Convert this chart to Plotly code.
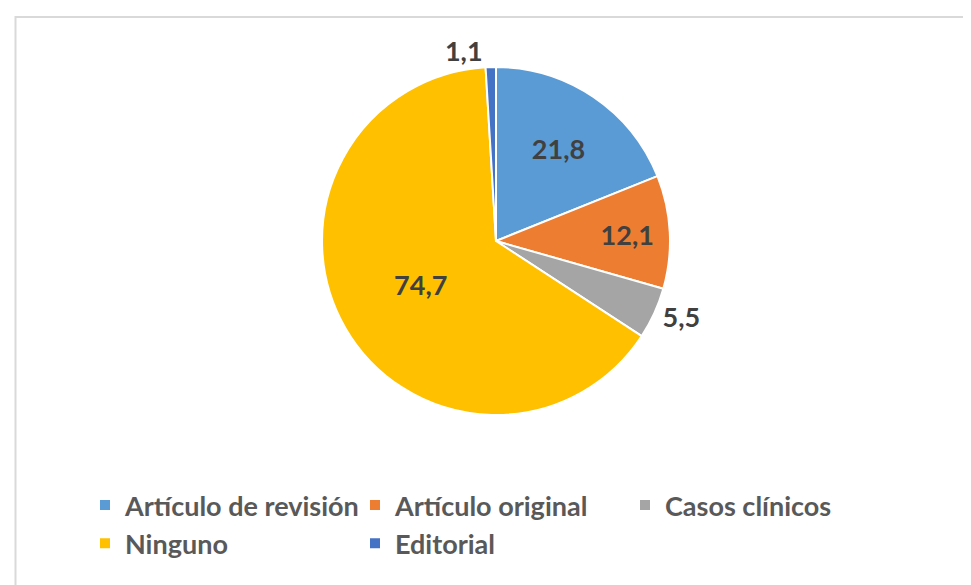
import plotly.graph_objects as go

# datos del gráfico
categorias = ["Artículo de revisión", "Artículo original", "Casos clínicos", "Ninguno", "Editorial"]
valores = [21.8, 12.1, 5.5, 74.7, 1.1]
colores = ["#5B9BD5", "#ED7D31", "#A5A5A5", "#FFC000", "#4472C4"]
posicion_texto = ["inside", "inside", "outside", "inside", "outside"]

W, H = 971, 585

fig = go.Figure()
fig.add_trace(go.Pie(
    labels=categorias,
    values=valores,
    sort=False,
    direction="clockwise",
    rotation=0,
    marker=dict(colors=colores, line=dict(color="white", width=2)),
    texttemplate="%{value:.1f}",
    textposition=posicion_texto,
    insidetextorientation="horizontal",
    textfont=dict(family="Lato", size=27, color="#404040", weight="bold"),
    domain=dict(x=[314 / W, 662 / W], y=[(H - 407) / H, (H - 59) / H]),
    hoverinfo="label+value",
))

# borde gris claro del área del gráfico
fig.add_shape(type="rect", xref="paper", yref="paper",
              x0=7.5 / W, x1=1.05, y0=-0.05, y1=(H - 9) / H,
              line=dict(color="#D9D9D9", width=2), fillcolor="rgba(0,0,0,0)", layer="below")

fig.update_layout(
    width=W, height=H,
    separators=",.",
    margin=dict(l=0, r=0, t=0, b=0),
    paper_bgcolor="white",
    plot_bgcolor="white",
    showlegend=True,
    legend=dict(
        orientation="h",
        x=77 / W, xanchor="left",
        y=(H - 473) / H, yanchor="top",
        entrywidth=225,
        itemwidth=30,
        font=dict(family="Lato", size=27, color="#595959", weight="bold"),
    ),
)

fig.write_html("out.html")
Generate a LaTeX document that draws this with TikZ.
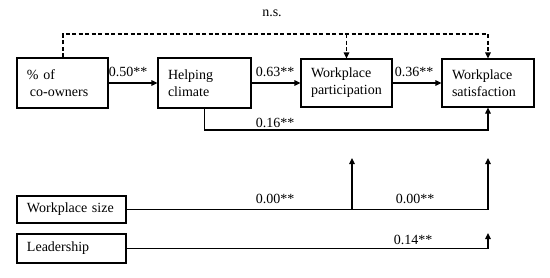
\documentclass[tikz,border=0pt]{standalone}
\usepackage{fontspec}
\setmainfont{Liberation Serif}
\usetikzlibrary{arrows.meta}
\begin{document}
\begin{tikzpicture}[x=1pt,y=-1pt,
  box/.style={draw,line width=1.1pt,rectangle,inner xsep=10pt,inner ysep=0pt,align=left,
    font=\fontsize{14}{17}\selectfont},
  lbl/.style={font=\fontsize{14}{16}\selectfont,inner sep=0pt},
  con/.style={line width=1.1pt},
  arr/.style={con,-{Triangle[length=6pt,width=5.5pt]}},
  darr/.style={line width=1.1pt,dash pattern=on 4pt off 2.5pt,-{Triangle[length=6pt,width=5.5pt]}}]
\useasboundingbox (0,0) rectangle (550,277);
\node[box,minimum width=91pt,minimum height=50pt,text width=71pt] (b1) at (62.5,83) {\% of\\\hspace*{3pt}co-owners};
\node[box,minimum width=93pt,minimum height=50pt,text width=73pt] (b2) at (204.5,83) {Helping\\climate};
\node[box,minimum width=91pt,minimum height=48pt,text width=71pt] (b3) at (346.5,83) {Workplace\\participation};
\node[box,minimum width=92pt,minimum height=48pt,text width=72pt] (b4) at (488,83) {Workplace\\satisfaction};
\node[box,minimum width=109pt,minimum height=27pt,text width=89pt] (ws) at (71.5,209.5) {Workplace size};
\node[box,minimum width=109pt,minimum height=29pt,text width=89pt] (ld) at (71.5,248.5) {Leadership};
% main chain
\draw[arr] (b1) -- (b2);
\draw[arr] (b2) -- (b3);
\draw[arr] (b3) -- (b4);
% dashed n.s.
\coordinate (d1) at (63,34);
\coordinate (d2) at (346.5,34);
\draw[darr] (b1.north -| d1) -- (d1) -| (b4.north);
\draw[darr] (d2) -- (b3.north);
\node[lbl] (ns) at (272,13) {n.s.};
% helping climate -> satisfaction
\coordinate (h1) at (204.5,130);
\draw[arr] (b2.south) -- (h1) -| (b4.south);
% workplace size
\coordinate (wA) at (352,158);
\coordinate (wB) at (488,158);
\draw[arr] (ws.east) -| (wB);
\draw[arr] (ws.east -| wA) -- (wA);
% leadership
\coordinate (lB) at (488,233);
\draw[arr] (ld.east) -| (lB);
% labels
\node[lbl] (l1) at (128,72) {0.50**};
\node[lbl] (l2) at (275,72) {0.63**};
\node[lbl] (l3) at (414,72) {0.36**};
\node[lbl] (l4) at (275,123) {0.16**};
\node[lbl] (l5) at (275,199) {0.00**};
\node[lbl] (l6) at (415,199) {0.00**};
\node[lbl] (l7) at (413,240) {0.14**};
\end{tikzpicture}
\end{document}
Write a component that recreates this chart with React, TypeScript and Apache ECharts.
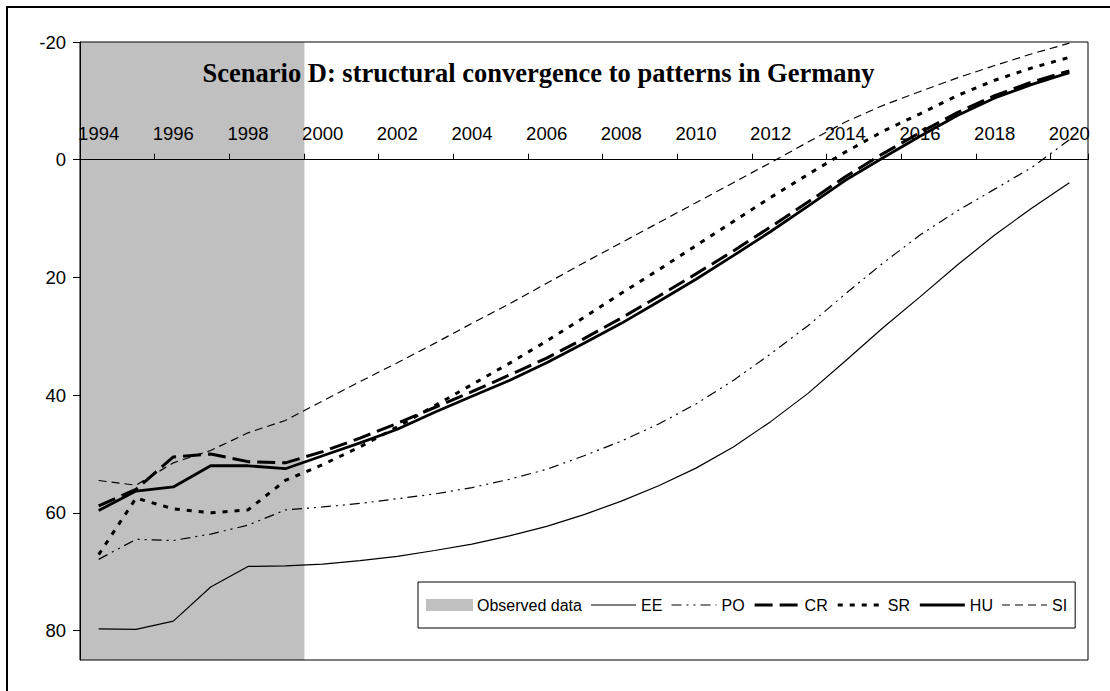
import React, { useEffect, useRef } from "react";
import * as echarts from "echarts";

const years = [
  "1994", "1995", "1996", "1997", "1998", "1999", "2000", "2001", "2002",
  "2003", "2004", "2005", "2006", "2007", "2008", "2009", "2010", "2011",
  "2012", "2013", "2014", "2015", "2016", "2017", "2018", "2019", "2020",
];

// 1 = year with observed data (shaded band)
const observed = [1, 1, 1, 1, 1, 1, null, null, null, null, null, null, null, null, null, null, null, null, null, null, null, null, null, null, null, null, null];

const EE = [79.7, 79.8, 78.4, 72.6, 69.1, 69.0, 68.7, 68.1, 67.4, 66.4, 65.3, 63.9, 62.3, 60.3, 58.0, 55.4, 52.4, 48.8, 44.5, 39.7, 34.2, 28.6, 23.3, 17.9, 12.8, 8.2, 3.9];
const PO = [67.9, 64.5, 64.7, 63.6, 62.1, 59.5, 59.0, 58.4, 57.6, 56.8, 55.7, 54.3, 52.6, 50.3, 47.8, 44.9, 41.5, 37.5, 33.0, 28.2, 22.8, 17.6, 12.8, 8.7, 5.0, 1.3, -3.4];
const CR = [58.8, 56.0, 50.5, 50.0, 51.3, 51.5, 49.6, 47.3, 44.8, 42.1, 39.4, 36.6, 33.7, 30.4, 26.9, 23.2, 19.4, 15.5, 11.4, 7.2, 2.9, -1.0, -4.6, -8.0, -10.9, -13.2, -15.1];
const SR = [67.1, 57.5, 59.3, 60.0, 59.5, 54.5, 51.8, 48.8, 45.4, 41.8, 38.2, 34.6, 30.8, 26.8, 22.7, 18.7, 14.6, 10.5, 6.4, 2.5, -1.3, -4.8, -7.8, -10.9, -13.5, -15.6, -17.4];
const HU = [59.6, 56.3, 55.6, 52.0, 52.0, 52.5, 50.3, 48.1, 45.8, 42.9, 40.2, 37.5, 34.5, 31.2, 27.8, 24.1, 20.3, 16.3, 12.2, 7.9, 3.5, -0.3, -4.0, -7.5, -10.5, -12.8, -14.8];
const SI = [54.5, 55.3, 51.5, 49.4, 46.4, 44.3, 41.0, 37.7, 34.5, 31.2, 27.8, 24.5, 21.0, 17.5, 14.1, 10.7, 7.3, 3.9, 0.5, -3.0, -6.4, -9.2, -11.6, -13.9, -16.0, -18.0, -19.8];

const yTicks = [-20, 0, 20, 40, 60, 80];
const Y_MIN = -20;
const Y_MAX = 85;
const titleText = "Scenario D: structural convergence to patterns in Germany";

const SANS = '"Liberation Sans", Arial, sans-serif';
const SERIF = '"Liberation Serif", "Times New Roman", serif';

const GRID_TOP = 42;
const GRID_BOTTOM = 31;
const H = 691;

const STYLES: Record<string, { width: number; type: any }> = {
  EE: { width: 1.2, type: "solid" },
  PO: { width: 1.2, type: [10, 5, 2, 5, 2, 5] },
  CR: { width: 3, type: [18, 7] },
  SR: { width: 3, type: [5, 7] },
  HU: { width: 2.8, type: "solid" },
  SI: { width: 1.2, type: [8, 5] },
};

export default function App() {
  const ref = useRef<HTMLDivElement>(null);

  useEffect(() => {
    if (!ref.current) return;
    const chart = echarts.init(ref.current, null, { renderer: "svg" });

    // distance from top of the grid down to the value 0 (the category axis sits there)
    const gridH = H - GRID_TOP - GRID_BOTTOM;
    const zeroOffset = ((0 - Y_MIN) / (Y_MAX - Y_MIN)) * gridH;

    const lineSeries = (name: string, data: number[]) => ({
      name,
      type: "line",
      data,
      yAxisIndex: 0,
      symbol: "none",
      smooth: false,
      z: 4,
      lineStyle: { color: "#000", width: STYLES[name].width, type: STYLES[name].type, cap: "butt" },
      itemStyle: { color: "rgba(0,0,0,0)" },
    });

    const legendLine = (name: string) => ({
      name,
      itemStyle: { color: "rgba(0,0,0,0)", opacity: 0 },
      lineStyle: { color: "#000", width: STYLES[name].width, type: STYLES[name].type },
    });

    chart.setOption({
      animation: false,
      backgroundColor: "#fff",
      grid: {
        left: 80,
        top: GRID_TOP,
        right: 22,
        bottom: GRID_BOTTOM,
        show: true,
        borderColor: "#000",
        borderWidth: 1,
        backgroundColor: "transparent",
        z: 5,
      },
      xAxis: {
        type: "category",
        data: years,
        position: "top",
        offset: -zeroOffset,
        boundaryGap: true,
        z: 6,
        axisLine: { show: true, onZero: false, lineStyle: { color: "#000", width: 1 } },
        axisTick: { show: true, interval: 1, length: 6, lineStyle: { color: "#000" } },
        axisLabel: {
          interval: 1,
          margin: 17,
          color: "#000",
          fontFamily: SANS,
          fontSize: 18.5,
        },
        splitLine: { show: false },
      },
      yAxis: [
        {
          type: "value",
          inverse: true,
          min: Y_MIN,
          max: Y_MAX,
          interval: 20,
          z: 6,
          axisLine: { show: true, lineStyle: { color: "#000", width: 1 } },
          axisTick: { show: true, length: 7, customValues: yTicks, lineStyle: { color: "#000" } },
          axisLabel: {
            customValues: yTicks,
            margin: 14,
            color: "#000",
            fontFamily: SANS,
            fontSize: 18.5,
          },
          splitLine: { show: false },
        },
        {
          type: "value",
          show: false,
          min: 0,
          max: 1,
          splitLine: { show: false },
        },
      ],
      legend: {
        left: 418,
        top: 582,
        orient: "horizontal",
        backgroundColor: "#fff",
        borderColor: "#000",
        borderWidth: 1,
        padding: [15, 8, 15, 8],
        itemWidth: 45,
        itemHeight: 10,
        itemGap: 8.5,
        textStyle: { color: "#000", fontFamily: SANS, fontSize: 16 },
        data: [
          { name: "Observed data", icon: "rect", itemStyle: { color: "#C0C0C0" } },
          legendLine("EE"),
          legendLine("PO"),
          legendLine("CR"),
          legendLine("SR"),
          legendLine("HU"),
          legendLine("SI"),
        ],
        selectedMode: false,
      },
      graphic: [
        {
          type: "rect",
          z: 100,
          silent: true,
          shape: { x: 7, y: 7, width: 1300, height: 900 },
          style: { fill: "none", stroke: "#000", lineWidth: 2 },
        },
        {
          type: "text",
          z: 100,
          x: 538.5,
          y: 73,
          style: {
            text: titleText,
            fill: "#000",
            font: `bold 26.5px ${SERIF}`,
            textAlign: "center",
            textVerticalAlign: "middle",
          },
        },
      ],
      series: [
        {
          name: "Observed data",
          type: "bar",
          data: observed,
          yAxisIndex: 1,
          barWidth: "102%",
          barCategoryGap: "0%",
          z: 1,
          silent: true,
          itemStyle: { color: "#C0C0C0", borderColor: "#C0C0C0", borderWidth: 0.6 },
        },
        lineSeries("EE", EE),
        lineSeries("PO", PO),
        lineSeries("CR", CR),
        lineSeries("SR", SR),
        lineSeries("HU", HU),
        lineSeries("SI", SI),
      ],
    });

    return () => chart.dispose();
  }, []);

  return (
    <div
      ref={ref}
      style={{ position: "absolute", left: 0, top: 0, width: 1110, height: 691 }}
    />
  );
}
___
Using the listing above, repeat word for word each line from the one with "Write a component" down to the one with "import * as", both included. Omit all pictures.

**Final result:**
Write a component that recreates this chart with React, TypeScript and Apache ECharts.
import React, { useEffect, useRef } from "react";
import * as echarts from "echarts";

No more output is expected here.